▸ What is required:
In the listing that follows, retype every line from the first through the one containing "fig = plt.figure(figsize=(W". Pictures are to be left out.

▸ Given information:
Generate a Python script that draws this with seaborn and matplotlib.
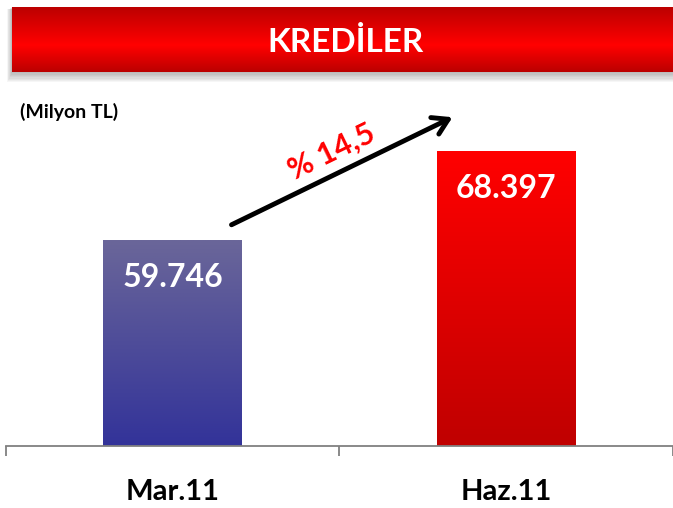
import numpy as np
import pandas as pd
import matplotlib
matplotlib.use("Agg")
import matplotlib.pyplot as plt
from matplotlib.colors import LinearSegmentedColormap
from matplotlib.patches import Rectangle
import seaborn as sns

# ---- data ----
categories = ["Mar.11", "Haz.11"]
values = [59746, 68397]
value_labels = ["59.746", "68.397"]
growth_label = "% 14,5"
title = "KREDİLER"
unit_label = "(Milyon TL)"
top_colors = ["#6A6699", "#FF0000"]
bottom_colors = ["#333399", "#C00000"]

sns.set_theme(style="white")
plt.rcParams['font.family'] = ['Lato', 'DejaVu Sans']

W, H = 673, 508
fig = plt.figure(figsize=(W / 100, H / 100), dpi=100)

# ---- title banner with soft shadow ----
bg = fig.add_axes([0, 0, 1, 1])
bg.set_axis_off()
bg.set_xlim(0, W); bg.set_ylim(H, 0)
for k in range(1, 9):
    bg.add_patch(Rectangle((12 - k * 0.6, 7 + k * 0.3), W, 65 + k * 1.0,
                           color="black", alpha=0.035, lw=0))
grad = np.concatenate([np.linspace(0, 1, 38), np.linspace(1, 0.0, 27)])
cmap_banner = LinearSegmentedColormap.from_list("b", ["#BC0000", "#FF0000"])
bg.imshow(grad.reshape(-1, 1), aspect="auto", cmap=cmap_banner, extent=[12, W, 72, 7],
          vmin=0, vmax=1, zorder=3)
bg.set_xlim(0, W); bg.set_ylim(H, 0)
bg.text(345, 42, title, color="white", fontsize=24, fontweight="bold",
        ha="center", va="center", zorder=4)

fig.text(20 / W, 1 - 112 / H, unit_label, fontsize=14, fontweight="bold", color="black",
         ha="left", va="center")

# ---- main axes ----
base_px, top_px = 446, 100
ax = fig.add_axes([5.5 / W, (H - base_px) / H, 1 - 5.5 / W, (base_px - top_px) / H])
df = pd.DataFrame({"cat": categories, "val": values})
sns.barplot(data=df, x="cat", y="val", ax=ax, width=0.4157, color="#333399", saturation=1)
ax.set_xlim(-0.5, 1.476)
ax.set_ylim(39723, 73355)

for i, p in enumerate(ax.patches):
    x0, y0 = p.get_x(), p.get_y()
    w, h = p.get_width(), p.get_height()
    cm = LinearSegmentedColormap.from_list("g%d" % i, [bottom_colors[i], top_colors[i]])
    im = ax.imshow(np.linspace(1, 0, 100).reshape(-1, 1), aspect="auto", cmap=cm,
                   extent=[x0, x0 + w, ax.get_ylim()[0], y0 + h], vmin=0, vmax=1, zorder=2)
    im.set_clip_path(p)
    p.set_facecolor("none")
    p.set_edgecolor("none")
    ax.annotate(value_labels[i], (x0 + w / 2, y0 + h), xytext=(0, -27), textcoords="offset points",
                ha="center", va="center", color="white", fontsize=23, fontweight="bold", zorder=5)

ax.set_xlim(-0.5, 1.476)
ax.set_ylim(39723, 73355)
ax.set_xlabel(""); ax.set_ylabel("")
ax.set_yticks([])
for s in ["left", "right", "top"]:
    ax.spines[s].set_visible(False)
ax.spines["bottom"].set_color("#808080")
ax.spines["bottom"].set_linewidth(1.3)
ax.set_xticks([0, 1])
ax.set_xticklabels(categories, fontsize=21, fontweight="bold", color="black")
ax.tick_params(axis="x", which="major", length=0, pad=24)
ax.set_xticks([-0.5, 0.5, 1.5], minor=True)
ax.tick_params(axis="x", which="minor", length=7.2, width=1.3, color="#808080", direction="out", bottom=True)
ax.patch.set_alpha(0)

# ---- growth arrow ----
ax.annotate("", xy=(455 / W, 1 - 116 / H), xytext=(229 / W, 1 - 226 / H),
            xycoords="figure fraction", textcoords="figure fraction",
            arrowprops=dict(arrowstyle="->,head_length=0.9,head_width=0.55", lw=3.5, color="black"))
fig.text(332 / W, 1 - 152 / H, growth_label, fontsize=22, fontweight="bold", color="#FF0000",
         rotation=26, ha="center", va="center", rotation_mode="anchor")

fig.savefig("out.png", dpi=100)
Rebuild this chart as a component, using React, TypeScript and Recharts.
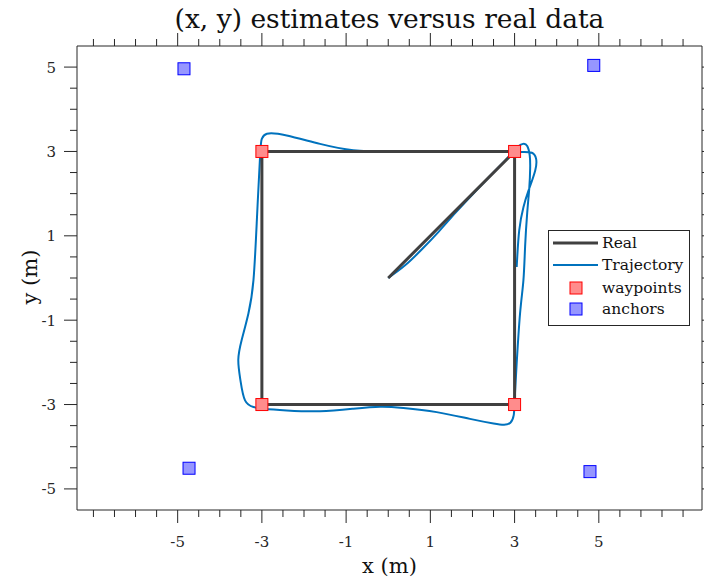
import React from 'react';
import { ScatterChart, Scatter, XAxis, YAxis, Legend, Customized } from 'recharts';

const xTicks = [-7, -6.5, -6, -5.5, -5, -4.5, -4, -3.5, -3, -2.5, -2, -1.5, -1, -0.5, 0, 0.5, 1, 1.5, 2, 2.5, 3, 3.5, 4, 4.5, 5, 5.5, 6, 6.5, 7];
const yTicks = [-5, -4.5, -4, -3.5, -3, -2.5, -2, -1.5, -1, -0.5, 0, 0.5, 1, 1.5, 2, 2.5, 3, 3.5, 4, 4.5, 5];
const labelledTicks = [-5, -3, -1, 1, 3, 5];

const realPath = [
  { x: 0, y: 0 }, { x: 3, y: 3 }, { x: 3, y: -3 }, { x: -3, y: -3 },
  { x: -3, y: 3 }, { x: 3, y: 3 }, { x: 3, y: 0 },
];

const trajectory = [
  { x: 0, y: 0 }, { x: 0.4, y: 0.3 }, { x: 0.8, y: 0.68 }, { x: 1.2, y: 1.1 },
  { x: 1.6, y: 1.55 }, { x: 2.0, y: 1.98 }, { x: 2.4, y: 2.4 }, { x: 2.75, y: 2.76 },
  { x: 3.0, y: 3.02 }, { x: 3.1, y: 3.13 }, { x: 3.2, y: 3.18 }, { x: 3.3, y: 3.13 },
  { x: 3.36, y: 2.9 }, { x: 3.37, y: 2.6 }, { x: 3.35, y: 2.15 }, { x: 3.3, y: 1.55 },
  { x: 3.25, y: 0.75 }, { x: 3.21, y: -0.05 }, { x: 3.13, y: -0.84 }, { x: 3.05, y: -2.02 },
  { x: 3.0, y: -2.9 }, { x: 2.98, y: -3.25 }, { x: 2.9, y: -3.43 }, { x: 2.75, y: -3.48 },
  { x: 2.5, y: -3.45 }, { x: 1.94, y: -3.34 }, { x: 1.15, y: -3.18 }, { x: 0.36, y: -3.08 },
  { x: -0.19, y: -3.05 }, { x: -0.83, y: -3.1 }, { x: -1.62, y: -3.16 }, { x: -2.41, y: -3.14 },
  { x: -2.96, y: -3.1 }, { x: -3.2, y: -3.06 }, { x: -3.4, y: -2.9 }, { x: -3.51, y: -2.42 },
  { x: -3.56, y: -1.94 }, { x: -3.48, y: -1.47 }, { x: -3.32, y: -0.84 }, { x: -3.2, y: -0.05 },
  { x: -3.12, y: 1.36 }, { x: -3.04, y: 2.95 }, { x: -3.0, y: 3.3 }, { x: -2.88, y: 3.42 },
  { x: -2.41, y: 3.38 }, { x: -1.62, y: 3.18 }, { x: -0.83, y: 3.03 }, { x: 0, y: 3.0 },
  { x: 1, y: 3.0 }, { x: 2, y: 2.99 }, { x: 2.6, y: 3.0 }, { x: 3.0, y: 3.0 },
  { x: 3.2, y: 2.99 }, { x: 3.41, y: 2.97 }, { x: 3.51, y: 2.83 }, { x: 3.49, y: 2.55 },
  { x: 3.33, y: 2.07 }, { x: 3.21, y: 1.68 }, { x: 3.11, y: 1.13 }, { x: 3.05, y: 0.26 },
];

const waypoints = [{ x: -3, y: 3 }, { x: 3, y: 3 }, { x: -3, y: -3 }, { x: 3, y: -3 }];
const anchors = [{ x: -4.85, y: 4.96 }, { x: 4.88, y: 5.04 }, { x: -4.73, y: -4.51 }, { x: 4.79, y: -4.59 }];

const AXIS = '#262626';
const FONT = "'DejaVu Serif', serif";
const REAL = '#404040';
const TRAJ = '#0072BD';
const WP_FILL = '#ff8c8c';
const WP_STROKE = '#ff0000';
const AN_FILL = '#9696ff';
const AN_STROKE = '#0000ff';

const isMajor = (v: number) => labelledTicks.includes(v);
const tickLen = (v: number) => (isMajor(v) ? 13 : 7);

const BottomTick = (props: any) => {
  const { x, y, payload } = props;
  const v = payload.value;
  return (
    <g>
      <line x1={x} x2={x} y1={y} y2={y + tickLen(v)} stroke={AXIS} strokeWidth={1} />
      {isMajor(v) && (
        <text x={x} y={y + 37} textAnchor="middle" fontFamily={FONT} fontSize={15} fill="#262626">{`${v}`}</text>
      )}
    </g>
  );
};
const TopTick = (props: any) => {
  const { x, y, payload } = props;
  const v = payload.value;
  return <line x1={x} x2={x} y1={y} y2={y - tickLen(v)} stroke={AXIS} strokeWidth={1} />;
};
const LeftTick = (props: any) => {
  const { x, y, payload } = props;
  const v = payload.value;
  return (
    <g>
      <line x1={x} x2={x - tickLen(v)} y1={y} y2={y} stroke={AXIS} strokeWidth={1} />
      {isMajor(v) && (
        <text x={x - 21} y={y + 5.5} textAnchor="end" fontFamily={FONT} fontSize={15} fill="#262626">{`${v}`}</text>
      )}
    </g>
  );
};
const RightTick = (props: any) => {
  const { x, y, payload } = props;
  const v = payload.value;
  return <line x1={x} x2={x + tickLen(v)} y1={y} y2={y} stroke={AXIS} strokeWidth={1} />;
};

const Square = (fill: string, stroke: string) => (props: any) => {
  const { cx, cy } = props;
  return <rect x={cx - 6} y={cy - 6} width={12} height={12} fill={fill} stroke={stroke} strokeWidth={1} />;
};
const NoShape = () => <g />;

const LegendBox = () => (
  <svg width={142} height={96} style={{ display: 'block' }}>
    <rect x={0.5} y={0.5} width={141} height={95} fill="#ffffff" stroke={AXIS} strokeWidth={1} />
    <line x1={5} x2={50} y1={13} y2={13} stroke={REAL} strokeWidth={3} />
    <text x={54} y={18} fontFamily={FONT} fontSize={15.5} fill="#111">Real</text>
    <line x1={5} x2={50} y1={35} y2={35} stroke={TRAJ} strokeWidth={2} />
    <text x={54} y={40} fontFamily={FONT} fontSize={15.5} fill="#111">Trajectory</text>
    <rect x={22} y={52} width={12} height={12} fill={WP_FILL} stroke={WP_STROKE} />
    <text x={54} y={63} fontFamily={FONT} fontSize={15.5} fill="#111">waypoints</text>
    <rect x={22} y={73} width={12} height={12} fill={AN_FILL} stroke={AN_STROKE} />
    <text x={54} y={84} fontFamily={FONT} fontSize={15.5} fill="#111">anchors</text>
  </svg>
);

const Texts = () => (
  <g fontFamily={FONT} fill="#111">
    <text x={389.5} y={28} textAnchor="middle" fontSize={26.5}>(x, y) estimates versus real data</text>
    <text x={389.5} y={573} textAnchor="middle" fontSize={21}>x (m)</text>
    <text x={37} y={277} textAnchor="middle" fontSize={21} transform="rotate(-90 37 277)">y (m)</text>
  </g>
);

export default function App() {
  return (
    <div style={{ position: 'absolute', left: 0, top: 0, background: '#ffffff' }}>
      <ScatterChart width={704} height={581} margin={{ top: 0, right: 0, bottom: 0, left: 0 }}>
        <XAxis type="number" dataKey="x" domain={[-7.39, 7.45]} ticks={xTicks} interval={0}
          tickSize={0} tickMargin={0} tickLine={false} tick={<BottomTick />} height={71}
          axisLine={{ stroke: AXIS }} allowDataOverflow />
        <XAxis xAxisId="top" orientation="top" type="number" dataKey="x" domain={[-7.39, 7.45]} ticks={xTicks} interval={0}
          tickSize={0} tickMargin={0} tickLine={false} tick={<TopTick />} height={46}
          axisLine={{ stroke: AXIS }} allowDataOverflow />
        <YAxis type="number" dataKey="y" domain={[-5.5, 5.5]} ticks={yTicks} interval={0}
          tickSize={0} tickMargin={0} tickLine={false} tick={<LeftTick />} width={77}
          axisLine={{ stroke: AXIS }} allowDataOverflow />
        <YAxis yAxisId="right" orientation="right" type="number" dataKey="y" domain={[-5.5, 5.5]} ticks={yTicks} interval={0}
          tickSize={0} tickMargin={0} tickLine={false} tick={<RightTick />} width={2}
          axisLine={{ stroke: AXIS }} allowDataOverflow />
        <Scatter name="Trajectory" data={trajectory} line={{ stroke: TRAJ, strokeWidth: 2 }} lineJointType="natural"
          shape={<NoShape />} fill={TRAJ} isAnimationActive={false} />
        <Scatter name="Real" data={realPath} line={{ stroke: REAL, strokeWidth: 3 }} lineJointType="linear"
          shape={<NoShape />} fill={REAL} isAnimationActive={false} />
        <Scatter name="waypoints" data={waypoints} shape={Square(WP_FILL, WP_STROKE)} fill={WP_FILL} isAnimationActive={false} />
        <Scatter name="anchors" data={anchors} shape={Square(AN_FILL, AN_STROKE)} fill={AN_FILL} isAnimationActive={false} />
        <Legend layout="vertical" align="center" verticalAlign="middle"
          wrapperStyle={{ position: 'absolute', left: 548, top: 230, width: 142, height: 96 }}
          content={() => <LegendBox />} />
        <Customized component={<Texts />} />
      </ScatterChart>
    </div>
  );
}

▸ Worked answer:
Generate a Python script that draws this with seaborn and matplotlib.
import numpy as np
import pandas as pd
import matplotlib
matplotlib.use("Agg")
import matplotlib.pyplot as plt
from matplotlib.colors import LinearSegmentedColormap
from matplotlib.patches import Rectangle
import seaborn as sns

# ---- data ----
categories = ["Mar.11", "Haz.11"]
values = [59746, 68397]
value_labels = ["59.746", "68.397"]
growth_label = "% 14,5"
title = "KREDİLER"
unit_label = "(Milyon TL)"
top_colors = ["#6A6699", "#FF0000"]
bottom_colors = ["#333399", "#C00000"]

sns.set_theme(style="white")
plt.rcParams['font.family'] = ['Lato', 'DejaVu Sans']

W, H = 673, 508
fig = plt.figure(figsize=(W / 100, H / 100), dpi=100)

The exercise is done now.